My trait of independence once flaunted and trotted about in all its glory, now feels heavy, weighing me down and pulling me away from God.
The whole Christian life is a life in which the further a person progresses, the more he has to depend directly on God…
The more we progress, the less we are self-sufficient.
The more we progress, the poorer we get so that the man who has progressed most, is totally poor – he has to depend directly on God.
He’s got nothing left in himself.
My belief in independence has slowly crumbled. I found its foundation weak and shallow rooted.
I loosen my grip on my independence and grab with all my might God’s grace. My belief has been inverted.

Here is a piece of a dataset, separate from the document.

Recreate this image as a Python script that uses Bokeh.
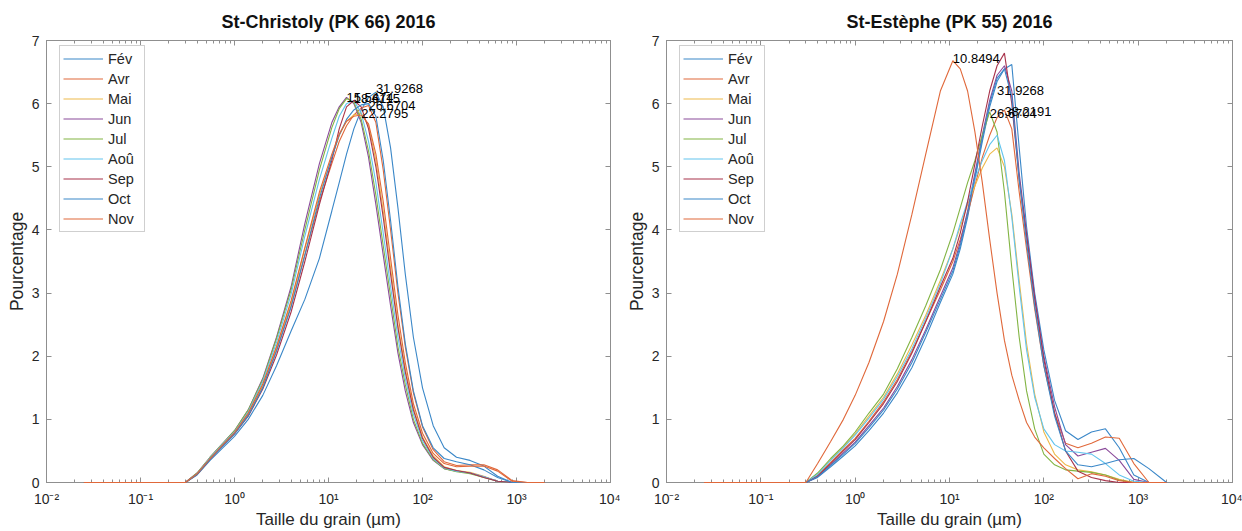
from bokeh.plotting import figure
from bokeh.layouts import row
from bokeh.models import (Legend, LegendItem, FixedTicker, CustomJSTickFormatter,
                          LogAxis, LinearAxis, Range1d)
from bokeh.embed import file_html
from bokeh.resources import INLINE
from bokeh.core.properties import value

# ---------------- data ----------------
sizes = [0.025, 0.3, 0.4, 0.55, 0.75, 1.0, 1.4, 2.0, 2.8, 4.0, 5.6, 8.0, 10.85, 13.0,
         15.55, 18.61, 22.28, 26.67, 31.93, 38.22, 45.75, 54.8, 65.6, 80.0, 100.0,
         130.0, 170.0, 230.0, 320.0, 450.0, 630.0, 900.0, 1300.0, 2000.0]

months = ["Fév", "Avr", "Mai", "Jun", "Jul", "Aoû", "Sep", "Oct", "Nov"]
month_colors = ["#3a87c8", "#e0683a", "#edb94a", "#8a4a9a", "#82b443",
                "#62c4ee", "#a8324a", "#3a87c8", "#e0683a"]

# St-Christoly (PK 66) 2016
christoly_fev = [0, 0, 0.12, 0.35, 0.55, 0.73, 1.0, 1.38, 1.85, 2.4, 2.9, 3.55, 4.3, 4.75, 5.2, 5.6, 5.9, 6.1, 6.18, 5.95, 5.3, 4.35, 3.3, 2.3, 1.5, 0.9, 0.55, 0.4, 0.35, 0.26, 0.1, 0, 0, 0]
christoly_avr = [0, 0, 0.13, 0.37, 0.59, 0.78, 1.08, 1.52, 2.1, 2.8, 3.6, 4.45, 5.05, 5.4, 5.65, 5.82, 5.93, 5.97, 5.7, 4.95, 4.0, 3.0, 2.15, 1.42, 0.88, 0.52, 0.33, 0.27, 0.28, 0.28, 0.2, 0.03, 0, 0]
christoly_mai = [0, 0, 0.14, 0.38, 0.6, 0.79, 1.1, 1.55, 2.15, 2.85, 3.7, 4.55, 5.15, 5.5, 5.72, 5.82, 5.85, 5.65, 5.1, 4.3, 3.4, 2.5, 1.8, 1.18, 0.72, 0.42, 0.25, 0.19, 0.16, 0.1, 0.02, 0, 0, 0]
christoly_jun = [0, 0, 0.15, 0.4, 0.62, 0.82, 1.15, 1.65, 2.3, 3.1, 4.1, 5.05, 5.7, 5.95, 6.1, 6.0, 5.7, 5.15, 4.4, 3.6, 2.8, 2.05, 1.45, 0.95, 0.6, 0.35, 0.22, 0.18, 0.15, 0.09, 0.02, 0, 0, 0]
christoly_jul = [0, 0, 0.15, 0.4, 0.62, 0.82, 1.15, 1.63, 2.28, 3.05, 4.0, 4.95, 5.62, 5.92, 6.08, 6.02, 5.75, 5.25, 4.55, 3.75, 2.95, 2.15, 1.55, 1.0, 0.62, 0.36, 0.22, 0.17, 0.14, 0.08, 0.02, 0, 0, 0]
christoly_aou = [0, 0, 0.14, 0.39, 0.61, 0.8, 1.12, 1.6, 2.22, 2.98, 3.9, 4.8, 5.45, 5.8, 6.0, 6.05, 5.85, 5.4, 4.75, 3.95, 3.1, 2.3, 1.65, 1.08, 0.66, 0.38, 0.23, 0.18, 0.15, 0.09, 0.02, 0, 0, 0]
christoly_sep = [0, 0, 0.13, 0.37, 0.58, 0.77, 1.05, 1.48, 2.02, 2.7, 3.5, 4.4, 5.1, 5.6, 5.95, 6.05, 5.95, 5.6, 5.0, 4.2, 3.3, 2.45, 1.75, 1.15, 0.7, 0.4, 0.24, 0.19, 0.15, 0.08, 0.02, 0, 0, 0]
christoly_oct = [0, 0, 0.13, 0.37, 0.58, 0.77, 1.06, 1.5, 2.08, 2.78, 3.6, 4.5, 5.15, 5.5, 5.75, 5.9, 5.98, 6.0, 5.8, 5.1, 4.15, 3.1, 2.2, 1.45, 0.9, 0.55, 0.38, 0.33, 0.28, 0.2, 0.08, 0, 0, 0]
christoly_nov = [0, 0, 0.14, 0.38, 0.6, 0.79, 1.1, 1.56, 2.15, 2.88, 3.72, 4.6, 5.2, 5.52, 5.72, 5.8, 5.82, 5.68, 5.2, 4.45, 3.55, 2.65, 1.9, 1.25, 0.78, 0.46, 0.3, 0.25, 0.26, 0.26, 0.18, 0.02, 0, 0]

christoly_peak_sizes = [31.9268, 15.5474, 18.6115, 26.6704, 22.2795]
christoly_peak_texts = ["31.9268", "15.5474", "18.6115", "26.6704", "22.2795"]
christoly_peak_values = [6.24, 6.10, 6.08, 5.97, 5.84]

# St-Estèphe (PK 55) 2016
estephe_fev = [0, 0, 0.08, 0.25, 0.42, 0.58, 0.82, 1.1, 1.42, 1.82, 2.3, 2.85, 3.3, 3.7, 4.2, 4.8, 5.4, 5.95, 6.35, 6.55, 6.62, 5.3, 4.05, 3.0, 2.1, 1.3, 0.82, 0.68, 0.8, 0.85, 0.55, 0.12, 0, 0]
estephe_avr = [0, 0, 0.11, 0.32, 0.52, 0.7, 0.97, 1.28, 1.63, 2.08, 2.55, 3.05, 3.5, 3.85, 4.25, 4.7, 5.15, 5.5, 5.78, 5.9, 5.6, 4.6, 3.7, 2.75, 1.85, 1.1, 0.62, 0.55, 0.62, 0.72, 0.7, 0.3, 0, 0]
estephe_mai = [0, 0, 0.14, 0.36, 0.56, 0.77, 1.05, 1.35, 1.72, 2.18, 2.65, 3.2, 3.7, 4.05, 4.4, 4.7, 4.98, 5.2, 5.3, 5.0, 4.25, 3.2, 2.2, 1.4, 0.8, 0.45, 0.28, 0.2, 0.17, 0.12, 0.05, 0, 0, 0]
estephe_jun = [0, 0, 0.09, 0.28, 0.47, 0.64, 0.9, 1.18, 1.52, 1.95, 2.42, 2.95, 3.4, 3.8, 4.3, 4.9, 5.5, 6.05, 6.45, 6.6, 6.2, 4.9, 3.95, 2.95, 2.0, 1.2, 0.6, 0.42, 0.48, 0.54, 0.35, 0.05, 0, 0]
estephe_jul = [0, 0, 0.15, 0.38, 0.58, 0.8, 1.1, 1.4, 1.8, 2.3, 2.8, 3.37, 3.95, 4.35, 4.75, 5.1, 5.5, 5.87, 5.55, 4.6, 3.4, 2.3, 1.45, 0.85, 0.45, 0.28, 0.2, 0.18, 0.16, 0.12, 0.04, 0, 0, 0]
estephe_aou = [0, 0, 0.13, 0.35, 0.55, 0.75, 1.02, 1.32, 1.68, 2.12, 2.6, 3.15, 3.7, 4.1, 4.45, 4.8, 5.1, 5.35, 5.5, 5.1, 4.2, 3.1, 2.1, 1.35, 0.85, 0.6, 0.5, 0.48, 0.45, 0.3, 0.12, 0.02, 0, 0]
estephe_sep = [0, 0, 0.1, 0.3, 0.5, 0.68, 0.95, 1.25, 1.6, 2.05, 2.55, 3.1, 3.55, 3.95, 4.45, 5.05, 5.65, 6.2, 6.6, 6.8, 6.0, 4.8, 3.9, 2.9, 1.95, 1.1, 0.5, 0.18, 0.08, 0.03, 0, 0, 0, 0]
estephe_oct = [0, 0, 0.09, 0.27, 0.45, 0.62, 0.87, 1.15, 1.48, 1.9, 2.38, 2.9, 3.35, 3.75, 4.25, 4.85, 5.45, 6.0, 6.4, 6.55, 6.1, 4.8, 3.8, 2.8, 1.85, 1.05, 0.5, 0.28, 0.25, 0.3, 0.36, 0.38, 0.22, 0]
estephe_nov = [0, 0, 0.3, 0.65, 1.0, 1.38, 1.9, 2.55, 3.3, 4.25, 5.2, 6.2, 6.68, 6.55, 6.2, 5.55, 4.75, 3.85, 3.0, 2.25, 1.7, 1.3, 0.95, 0.72, 0.55, 0.38, 0.22, 0.06, 0.14, 0.1, 0.03, 0, 0, 0]

estephe_peak_sizes = [10.8494, 31.9268, 38.2191, 26.6704]
estephe_peak_texts = ["10.8494", "31.9268", "38.2191", "26.6704"]
estephe_peak_values = [6.71, 6.21, 5.88, 5.85]

x_decades = [0.01, 0.1, 1, 10, 100, 1000, 10000]
y_ticks = [0, 1, 2, 3, 4, 5, 6, 7]

# ---------------- styling ----------------
FONT = "Liberation Sans"
AXIS_GREY = "#8f8f8f"
TEXT_GREY = "#262626"

minor = [m * d for d in x_decades[:-1] for m in range(2, 10)]

sup_js = """
const m = {"-":"\u207b","0":"\u2070","1":"\u00b9","2":"\u00b2","3":"\u00b3","4":"\u2074",
           "5":"\u2075","6":"\u2076","7":"\u2077","8":"\u2078","9":"\u2079"};
const e = Math.round(Math.log10(tick));
return "10" + String(e).split("").map(c => m[c]).join("");
"""


def style_axis(ax, labels=True):
    ax.axis_line_color = AXIS_GREY
    ax.major_tick_line_color = AXIS_GREY
    ax.minor_tick_line_color = AXIS_GREY
    ax.major_tick_in = 5
    ax.major_tick_out = 0
    ax.minor_tick_in = 3
    ax.minor_tick_out = 0
    if labels:
        ax.major_label_text_font = FONT
        ax.major_label_text_font_size = "14px"
        ax.major_label_text_color = TEXT_GREY
    else:
        ax.major_label_text_font_size = "1px"
        ax.major_label_text_color = None
        ax.major_label_standoff = 0


def make_fig(title, series, peak_x, peak_txt, peak_y, width):
    p = figure(width=width, height=531, x_axis_type="log",
               x_range=Range1d(0.01, 10000), y_range=Range1d(0, 7),
               output_backend="svg", toolbar_location=None,
               min_border_left=46, min_border_right=10,
               min_border_top=40, min_border_bottom=47)
    p.title.text = title
    p.title.align = "center"
    p.title.text_font = FONT
    p.title.text_font_size = "18px"
    p.title.text_font_style = "bold"
    p.title.text_color = "#111111"
    p.title.standoff = 18
    p.grid.visible = False
    p.outline_line_color = AXIS_GREY
    p.background_fill_color = "white"
    p.border_fill_color = "white"

    xa = p.xaxis[0]
    xa.ticker = FixedTicker(ticks=x_decades, minor_ticks=minor)
    xa.formatter = CustomJSTickFormatter(code=sup_js)
    style_axis(xa)
    xa.major_label_standoff = 8
    xa.axis_label = "Taille du grain (µm)"
    xa.axis_label_text_font = FONT
    xa.axis_label_text_font_size = "17px"
    xa.axis_label_text_font_style = "normal"
    xa.axis_label_text_color = TEXT_GREY
    xa.axis_label_standoff = 0

    ya = p.yaxis[0]
    ya.ticker = FixedTicker(ticks=y_ticks)
    style_axis(ya)
    ya.minor_tick_line_color = None
    ya.major_label_standoff = 7
    ya.axis_label = "Pourcentage"
    ya.axis_label_text_font = FONT
    ya.axis_label_text_font_size = "17.5px"
    ya.axis_label_text_font_style = "normal"
    ya.axis_label_text_color = TEXT_GREY
    ya.axis_label_standoff = 2

    top = LogAxis(ticker=FixedTicker(ticks=x_decades, minor_ticks=minor))
    style_axis(top, labels=False)
    p.add_layout(top, "above")
    right = LinearAxis(ticker=FixedTicker(ticks=y_ticks))
    style_axis(right, labels=False)
    right.minor_tick_line_color = None
    p.add_layout(right, "right")

    items = []
    for name, vals, col in zip(months, series, month_colors):
        r = p.line(sizes, vals, line_color=col, line_width=1.1, level="overlay")
        items.append(LegendItem(label=name, renderers=[r]))

    p.text(x=peak_x, y=peak_y, text=peak_txt, text_font=value(FONT),
           text_font_size="13px", text_align="left", text_baseline="middle",
           text_color="#000000", level="overlay")

    leg = Legend(items=items, location=(13, 250))
    leg.label_text_font = FONT
    leg.label_text_font_size = "14.5px"
    leg.label_text_color = TEXT_GREY
    leg.glyph_width = 40
    leg.glyph_height = 19
    leg.label_height = 19
    leg.label_width = 33
    leg.label_standoff = 5
    leg.spacing = 1
    leg.padding = 3
    leg.margin = 0
    leg.border_line_color = "#a0a0a0"
    leg.border_line_width = 1
    leg.background_fill_color = "white"
    leg.background_fill_alpha = 1.0
    p.add_layout(leg)
    return p


p1 = make_fig("St-Christoly (PK 66) 2016",
              [christoly_fev, christoly_avr, christoly_mai, christoly_jun, christoly_jul,
               christoly_aou, christoly_sep, christoly_oct, christoly_nov],
              christoly_peak_sizes, christoly_peak_texts, christoly_peak_values, 620)
p2 = make_fig("St-Estèphe (PK 55) 2016",
              [estephe_fev, estephe_avr, estephe_mai, estephe_jun, estephe_jul,
               estephe_aou, estephe_sep, estephe_oct, estephe_nov],
              estephe_peak_sizes, estephe_peak_texts, estephe_peak_values, 622)

layout = row(p1, p2)
open("out.html", "w").write(file_html(layout, INLINE))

As I write this blog post, the phone rang three times. Sigh. Interruptions.
I used to believe that interruptions interfered with my accomplishing my precious plans for the day. I hated them. The devil invented interruptions and threw them at me like piercing darts throughout the day.
I loved caller ID, so I knew if I HAD to pick the phone up or let it go to the answering machine. I hid in my office at the back of the house, far from people and doorbells and unexpected company.
Now interruptions bless my day. I see them as surprise opportunities; maybe God-nudges at times. People are more important than my plans.
Angela on the blog Good Morning Girls wrote about how Jesus treated interruptions:
He welcomed them. Spoke with them. He healed them
“Jesus lived His life intentionally investing in others and I want to live my life the same way.”
Shelly wrote on her blog: Redemptions Beauty.
“I’m starting to believe that the walls and interruptions of life are where Jesus anchors us, where He hides the surprise…Every moment is a gift, even when it’s disguised as an interruption.”
Interruptions: God surprises.
My dislike in interruptions melts away in the light of God’s planning.
Inversion once again.
As I grow older, I let go of the constraints of false beliefs and shed the burden of heavy coverings to run free. I dance now and turn cartwheels with the Lord with His rules of the playground, not mine.
Sometimes it’s called conversion. I like the idea of inversion.
Upside down. overturned, inside out and madly in love with the Lord.
“One cannot live the afternoon of life according to the program of life’s morning;
for what was great in the morning will be of little importance in the evening,
and what in the morning was true will at evening have become a lie.”
As you grow older, what has changed within you?